Addio Lea Massari, l’antidiva più amata

26 giu 2025

La grande attrice, ritiratasi da tempo dalle scene, è scomparsa a 91 anni. Una importante carriera d’autore, una vita nel segno della libertà
Strategia della scomparsa. "Ecco, a trent’anni so che non ho più paura di morire. Io, vedi, ho sempre pensato di morire presto e, se morissi ora, mi dispiacerebbe, evidente. Però morirei con un certo distacco, morirei dicendo boh!, almeno ho saputo quel che significa vivere senza dolore, senza infelicità". La morte di Lea Massari, avvenuta lunedì 23 giugno a Roma, dove era nata il 30 giugno del ’33, quindi giusto una settimana prima del 92° compleanno, non è che un tassello – e forse neanche l’ultimo – di un’intera esistenza passata nella volontà di sottrarsi, fuggire dalla luce dei riflettori. In realtà Lea Massari si dissolve fin da uno suoi primi film, L’avventura di Antonioni (1960), quando approda, col nome di Anna, sull’isolotto deserto di Lisca Bianca, durante la gita alle Eolie con Sandro-Gabriele Ferzetti e Monica Vitti-Claudia. Anna scompare, e la sua assenza diventa nel corso del film – perché c’è chi se ne preoccupa troppo, perché c’è chi non se ne preoccupa affatto, perché si capisce solo alla fine a cosa sia dovuta – il centro del racconto.

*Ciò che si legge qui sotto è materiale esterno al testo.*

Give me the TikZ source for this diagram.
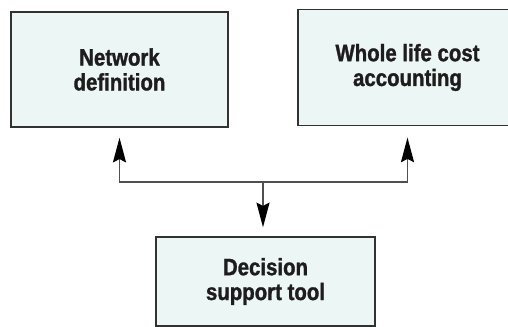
\documentclass[tikz,border=0pt]{standalone}
\usepackage{fontspec}
\newfontfamily\boxfont{Liberation Sans}[FakeStretch=0.86, BoldFeatures={FakeBold=1.2}]
\usetikzlibrary{arrows.meta}
\definecolor{boxfill}{RGB}{236,246,245}
\definecolor{boxline}{RGB}{50,50,50}
\definecolor{linkgray}{RGB}{80,80,80}
\definecolor{textdark}{RGB}{30,28,28}
\tikzset{
  block/.style={draw=boxline, line width=1.1pt, fill=boxfill, text=textdark,
    align=center, inner sep=0pt,
    font=\boxfont\bfseries\fontsize{17.8}{18.6}\selectfont},
  link/.style={draw=linkgray, line width=1.1pt,
    -{Stealth[length=18.5pt, width=9.8pt, inset=2.5pt, color=black]}}
}
\begin{document}
\begin{tikzpicture}[x=0.75pt,y=0.75pt,yscale=-1,xscale=1]
\path[use as bounding box, clip] (0,0) rectangle (508,327);
% Boxes
\node[block, minimum width=162.75pt, minimum height=86.25pt] (net) at (119.5,69.5) {Network\\definition};
\node[block, minimum width=164.25pt, minimum height=87pt] (wlc) at (407.5,67.5) {Whole life cost\\accounting};
\node[block, minimum width=164.25pt, minimum height=66.75pt] (dst) at (265.5,281.5) {Decision\\support tool};
% Connectors
\coordinate (hub) at (263,182);
\draw[link, shorten >=7.5pt] (hub) -| (net.south);
\draw[link, shorten >=8.5pt] (hub) -| (wlc.south);
\draw[link, shorten >=6.75pt] (hub) -- (hub |- dst.north);
\end{tikzpicture}
\end{document}
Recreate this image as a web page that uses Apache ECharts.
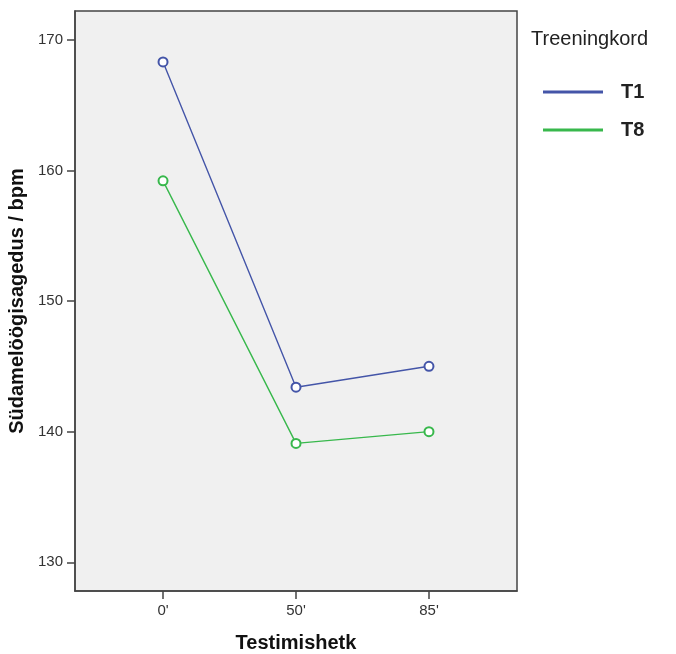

Lea Massari dalla fine degli anni ’50 alla fine degli anni ’70 ha illuminato col suo volto dalla straordinaria, unica bellezza e con la sua straordinaria, unica forza di interprete il cinema, la tv e il teatro italiano – e il cinema (spagnolo e) francese. Per amarla basta(va) vederla: nei film, Una vita difficile, con Sordi, di Dino Risi (’61), I sogni muoiono all’alba (’61), Soffio al cuore di Louis Malle (1971), La prima notte di quiete di Zurlini (’72), Allonsanfàn dei Taviani (’74), Cristo si è fermato a Eboli di Rosi (’79). In tv, negli sceneggiati come Karamazov e Karenina di Bolchi (’69, ’74). A teatro: dal Rugantino (’62) al Cerchio di gesso del Caucaso di Brecht per la regia di Squarzina (1974). Per amarla, bastava vederla. Per conoscerla no: ed è qui che si concretizza la Massari stratega della scomparsa: ci sono ma non ci sono, ci sono stata e mi ritiro per sempre, come si è ritirata dalle scene nel ’90, a 57 anni, per dedicarsi a sé stessa, al marito Carlo Bianchini (da cui divorziò nel 2004), ai suoi cani, alla difesa degli animali – lei ex cacciatrice – e alla lotta contro la vivisezione.
A riuscire a raccontare la Lea trentenne antidiva in fuga ostinata da tutto ciò che è mancanza di autenticità fu Oriana Fallaci, di cui Massari era amica, e alla quale – nel 1964 – rilasciò l’intervista in cui specifica fin dalla prima risposta: "Macché Massari e non Massari! Macché attrice e non attrice! Io mi chiamo Annamaria Massatani, coniugata Bianchini e sul mio passaporto c’è scritto Annamaria Massatani professione casalinga, e c’è scritto casalinga perché io mi vergogno a fare l’attrice di cinema, perché nel cinema io ci sono per caso, per sbaglio, e ogni tanto. Io lavoro per eliminazione – continuava –. Io mi sono giocati tutti i produttori italiani. E perché? Perché ho la nomea di donna impossibile, intrattabile, rompiscatole".
Da quella intervista si capiscono tante cose di Massari: la sua cultura e la sua sofferenza e l’aver sconfitto il dolore grazie a Bianchini – perché prima di quell’incontro "io sono stata una persona innamorata di due sole cose: della rissa e dell’amore". L’orgoglio di preferirsi sincera, coerente anche se noiosa ("perché la gente infelice tutto sommato è noiosa"), l’orgoglio della noncuranza – facile, però – dell’aspetto: "sono una cosa a cui basta un nulla per diventare orrenda; più mi addobbo più divento brutta". Ma le parole di Lea a Oriana che dovrebbero essere tramandate alle generazioni a venire non sono tanto i suoi consigli sulle traiettorie dei pugni da tirare ai molestatori, quanto le ragioni che sottendono la strategia della sua fuga perenne: "L’etica cinematografica? È quella cosa per cui una persona intelligente finge di essere allocca, cretina, finché non lo diventa davvero e solo allora iniziano a proporle bellissimi ruoli e paghe enormi". Meglio la libertà.